◆ Given problem
Set the lines down again exactly, first line through the line that contains "400, 450, 500];", with no pictures.

◆ Recorded information

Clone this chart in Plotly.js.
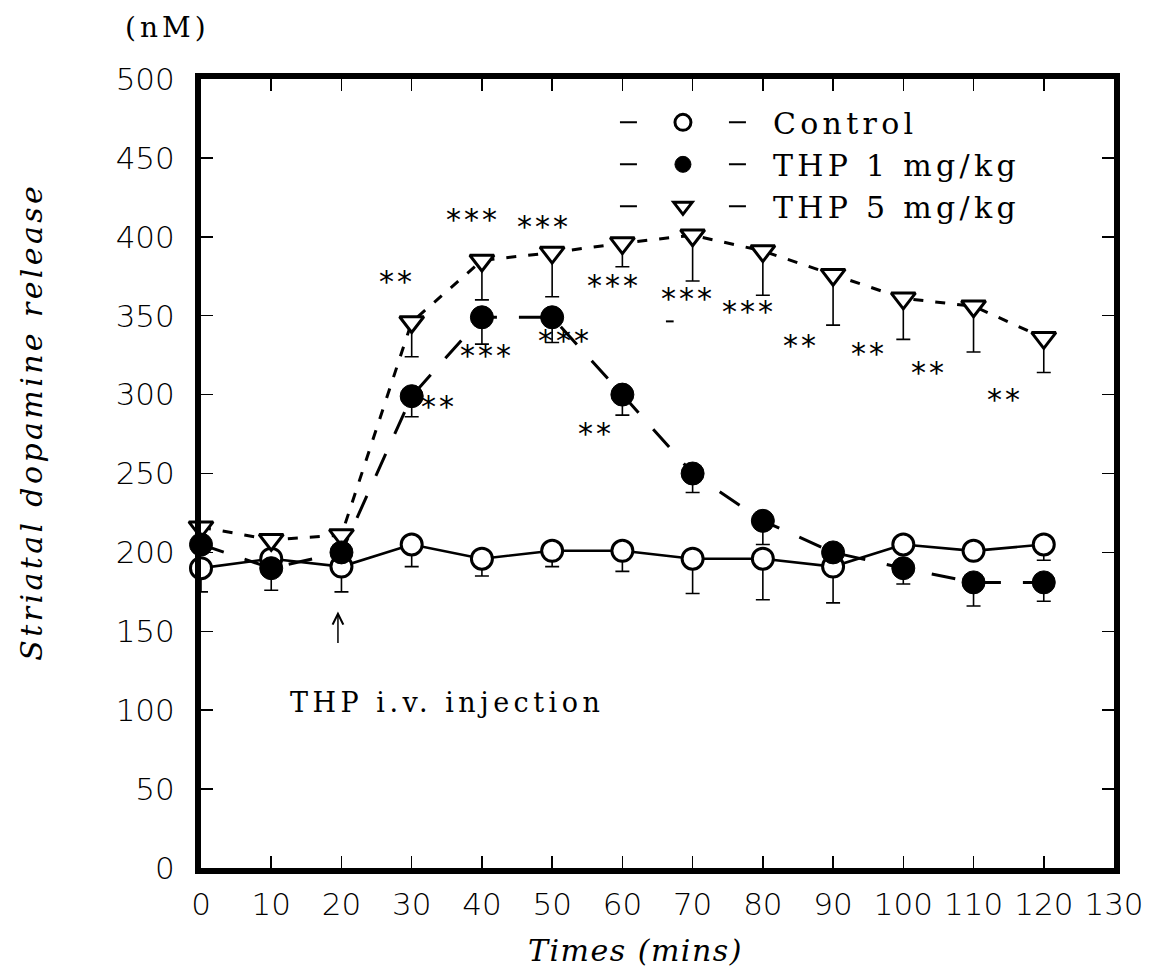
<!DOCTYPE html>
<html>
<head>
<meta charset="utf-8">
<script src="https://cdn.plot.ly/plotly-3.0.1.min.js"></script>
<style>
html,body{margin:0;padding:0;background:#fff;}
#chart{width:1155px;height:980px;}
</style>
</head>
<body>
<div id="chart"></div>
<script>
// ---- data ----
const timeMin = [0, 10, 20, 30, 40, 50, 60, 70, 80, 90, 100, 110, 120];
const controlValues = [190, 196, 191, 205, 196, 201, 201, 196, 196, 191, 205, 201, 205];
const controlErrMinus = [15, 0, 16, 14, 11, 10, 13, 22, 26, 23, 0, 0, 10];
const thp1Values = [205, 190, 200, 299, 349, 349, 300, 250, 220, 200, 190, 181, 181];
const thp1ErrMinus = [0, 14, 0, 13, 17, 16, 13, 12, 15, 0, 10, 15, 12];
const thp5Values = [216, 208, 211, 346, 385, 390, 396, 401, 391, 376, 361, 356, 336];
const thp5ErrMinus = [0, 0, 0, 22, 25, 28, 15, 29, 28, 32, 26, 29, 22];
const noUpperErr = [0, 0, 0, 0, 0, 0, 0, 0, 0, 0, 0, 0, 0];
const seriesNames = ['Control', 'THP 1 mg/kg', 'THP 5 mg/kg'];
const xTickVals = [0, 10, 20, 30, 40, 50, 60, 70, 80, 90, 100, 110, 120, 130];
const yTickVals = [0, 50, 100, 150, 200, 250, 300, 350, 400, 450, 500];

// significance labels (text, time, value)
const sigText = ['**', '***', '***', '***', '***', '***', '**', '**', '**', '**', '***', '***', '**', '**'];
const sigX = [27.6, 38.5, 48.6, 58.5, 69.0, 77.7, 85.2, 94.9, 103.4, 114.2, 40.4, 51.5, 33.6, 56.0];
const sigY = [374.8, 414, 409.6, 372.3, 364, 355.9, 334.4, 329.3, 317.3, 300.3, 328, 337.5, 295.8, 278.8];

const serif = 'DejaVu Serif, Liberation Serif, serif';
const track = (s, px) => '<span style="letter-spacing:' + px + 'px">' + s + '</span>';

function errBars(minus) {
  return {type: 'data', symmetric: false, array: noUpperErr, arrayminus: minus,
          color: '#000', thickness: 1.6, width: 7};
}

const styles = [
  {line: {color: '#000', width: 2.6, dash: 'solid'},
   marker: {symbol: 'circle', size: 21, color: '#fff', line: {color: '#000', width: 3}}},
  {line: {color: '#000', width: 3, dash: '24px,22px'},
   marker: {symbol: 'circle', size: 23, color: '#000', line: {color: '#000', width: 1}}},
  {line: {color: '#000', width: 3, dash: '10px,12px'},
   marker: {symbol: 'triangle-down', size: 21, color: '#fff', line: {color: '#000', width: 3}}}
];
const seriesValues = [controlValues, thp1Values, thp5Values];
const seriesErr = [controlErrMinus, thp1ErrMinus, thp5ErrMinus];
const drawOrder = [0, 2, 1];

const traces = [];
drawOrder.forEach(function (i) {
  traces.push({
    type: 'scatter', mode: 'lines+markers', x: timeMin, y: seriesValues[i],
    name: seriesNames[i], showlegend: false, cliponaxis: false,
    line: styles[i].line, marker: styles[i].marker, error_y: errBars(seriesErr[i])
  });
});
// legend entries ("– symbol –" style)
[0, 1, 2].forEach(function (i) {
  traces.push({
    type: 'scatter', mode: 'lines+markers', x: [null], y: [null],
    name: track(seriesNames[i], 4.3), showlegend: true,
    line: {color: '#000', width: 2, dash: '0px,22px,17px,92px,17px,22px'},
    marker: styles[i].marker
  });
});

const annotations = [];
sigText.forEach(function (t, k) {
  annotations.push({x: sigX[k], y: sigY[k], xref: 'x', yref: 'y', text: track(t, 3),
    showarrow: false, yshift: -5, xshift: 2,
    font: {family: 'DejaVu Sans, sans-serif', size: 30, color: '#000'}});
});
annotations.push({x: 19.5, y: 162.5, xref: 'x', yref: 'y', text: '', showarrow: true,
  ax: 0, ay: 33, arrowhead: 5, arrowsize: 1.4, arrowwidth: 1.5, arrowcolor: '#000'});
annotations.push({x: 35.0, y: 105, xref: 'x', yref: 'y', text: track('THP i.v. injection', 4.5),
  showarrow: false, font: {family: serif, size: 27, color: '#000'}});
annotations.push({x: -0.037, y: 1.065, xref: 'paper', yref: 'paper', xanchor: 'center', yanchor: 'middle',
  text: track('(nM)', 4), showarrow: false, font: {family: serif, size: 28, color: '#000'}});

// small stray stroke printed under one of the significance marks
const shapes = [{type: 'line', xref: 'x', yref: 'y', x0: 66.2, x1: 67.3, y0: 346.4, y1: 346.4,
  line: {color: '#000', width: 2}}];

const NB = '\u00a0';
const tickFont = {family: 'DejaVu Sans, sans-serif', size: 31, color: '#000', weight: 200};

const layout = {
  width: 1155, height: 980,
  margin: {l: 201, r: 41, t: 79, b: 112},
  paper_bgcolor: '#fff', plot_bgcolor: '#fff',
  showlegend: true,
  legend: {x: 0.4293, y: 0.978, xanchor: 'left', yanchor: 'top', bgcolor: 'rgba(0,0,0,0)',
           itemwidth: 170, tracegroupgap: 0, font: {family: serif, size: 30, color: '#000'}},
  xaxis: {range: [0, 130], tickmode: 'array', tickvals: xTickVals, ticktext: xTickVals.map(String),
          ticks: 'inside', ticklen: 12, tickwidth: 1.5, tickcolor: '#000',
          showline: true, linewidth: 6, linecolor: '#000', mirror: 'ticks',
          showgrid: false, zeroline: false, tickfont: tickFont, ticklabelstandoff: 4,
          title: {text: track('Times (mins)' + NB + NB + NB + NB, 1.5), standoff: 21,
                  font: {family: serif, size: 30, style: 'italic', color: '#000'}}},
  yaxis: {range: [0, 500], tickmode: 'array', tickvals: yTickVals, ticktext: yTickVals.map(String),
          ticks: 'inside', ticklen: 12, tickwidth: 1.5, tickcolor: '#000',
          showline: true, linewidth: 6, linecolor: '#000', mirror: 'ticks',
          showgrid: false, zeroline: false, tickfont: tickFont, ticklabelstandoff: 14,
          title: {text: track(NB.repeat(8) + 'Striatal dopamine release', 3.4), standoff: 66,
                  font: {family: serif, size: 30, style: 'italic', color: '#000'}}},
  annotations: annotations,
  shapes: shapes
};

Plotly.newPlot('chart', traces, layout, {displayModeBar: false, staticPlot: true});
</script>
</body>
</html>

◆ Exercise solution
Clone this chart in Plotly.js.
<!DOCTYPE html>
<html>
<head>
<meta charset="utf-8">
<script src="https://cdn.plot.ly/plotly-3.0.1.min.js"></script>
<style>
html,body{margin:0;padding:0;background:#fff;}
#chart{width:1155px;height:980px;}
</style>
</head>
<body>
<div id="chart"></div>
<script>
// ---- data ----
const timeMin = [0, 10, 20, 30, 40, 50, 60, 70, 80, 90, 100, 110, 120];
const controlValues = [190, 196, 191, 205, 196, 201, 201, 196, 196, 191, 205, 201, 205];
const controlErrMinus = [15, 0, 16, 14, 11, 10, 13, 22, 26, 23, 0, 0, 10];
const thp1Values = [205, 190, 200, 299, 349, 349, 300, 250, 220, 200, 190, 181, 181];
const thp1ErrMinus = [0, 14, 0, 13, 17, 16, 13, 12, 15, 0, 10, 15, 12];
const thp5Values = [216, 208, 211, 346, 385, 390, 396, 401, 391, 376, 361, 356, 336];
const thp5ErrMinus = [0, 0, 0, 22, 25, 28, 15, 29, 28, 32, 26, 29, 22];
const noUpperErr = [0, 0, 0, 0, 0, 0, 0, 0, 0, 0, 0, 0, 0];
const seriesNames = ['Control', 'THP 1 mg/kg', 'THP 5 mg/kg'];
const xTickVals = [0, 10, 20, 30, 40, 50, 60, 70, 80, 90, 100, 110, 120, 130];
const yTickVals = [0, 50, 100, 150, 200, 250, 300, 350, 400, 450, 500];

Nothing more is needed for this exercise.